Kto nie miał już ochoty dyskutować, mógł wybrać się na „Wiec słowiański” albo obejrzeć inscenizację „Bitwy o Ląd”. Warsztaty garncarskie były równie interesujące dla dorosłych, jak i dla dzieci. Energicznie przebiegała nauka tańców dawnych i tradycyjnych. W Ośrodku Edukacji Przyrodniczej można było odetchnąć słuchając wykładów związanych z naturą albo obejrzeć wystawę fotografii przyrodniczej Jerzego Orchowskiego. Szeroka gama koncertów muzyki dawnej sprawiła publiczności wiele radości. Duże wrażenie robiły spektakle teatralne, zwłaszcza widowiska jarmarczne. Dla sympatyków muzyki poważnej dostępne były koncerty w klasztorze. O wyznaczonych godzinach istniała możliwość zwiedzania z przewodnikiem klasztoru wpisanego na Listę Pomników Historii Polski. W krużgankach i sieni funkcjonowały miedzy innymi warsztat witrażysty oraz prasa Gutenberga.

Dorośli, bez względu na płeć, z różnym powodzeniem strzelali z łuku, rzucali oszczepem czy toporem. Uczestnicy warsztatów walki mieczem długim zgodnie twierdzili, że z perspektywy kanapy rzeczy wyglądała na znacznie łatwiejszą, niż się okazała.

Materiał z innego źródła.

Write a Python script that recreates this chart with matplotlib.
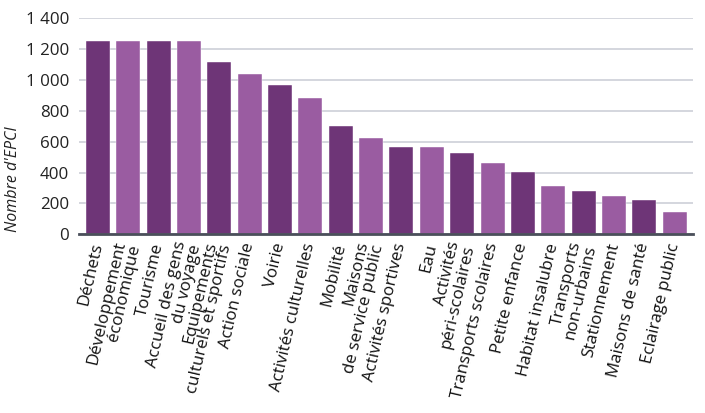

Muzeum Archeologiczne w Poznaniu wystąpiło z cyklem zajęć dla rodzin „W słowiańskiej krainie” czy „Pracownia insygniów królewskich”. Kto chciał tylko pooddychać średniowiecznym klimatem, ten miał możliwość przyglądania się codziennej krzątaninie w osadzie słowiańskiej. W tym roku ze względów bezpieczeństwa zdemontowano drewniany gród, co wywołało falę wspomnień fanów festiwalu. Program spotkań w Lądzie jest co roku bardzo bogaty. Rozpiętość proponowanych atrakcji sprawia, że każdy wyjeżdża stąd z uczuciem, że było warto tu być. Rano, kiedy osada powoli budzi się do życia, w południe, gdy słychać gwar z kolorowych kramów i wieczorem, wśród światła z ogniska, przez dwa czerwcowe dni współczesność miesza się z historią. I obie na tym zyskują.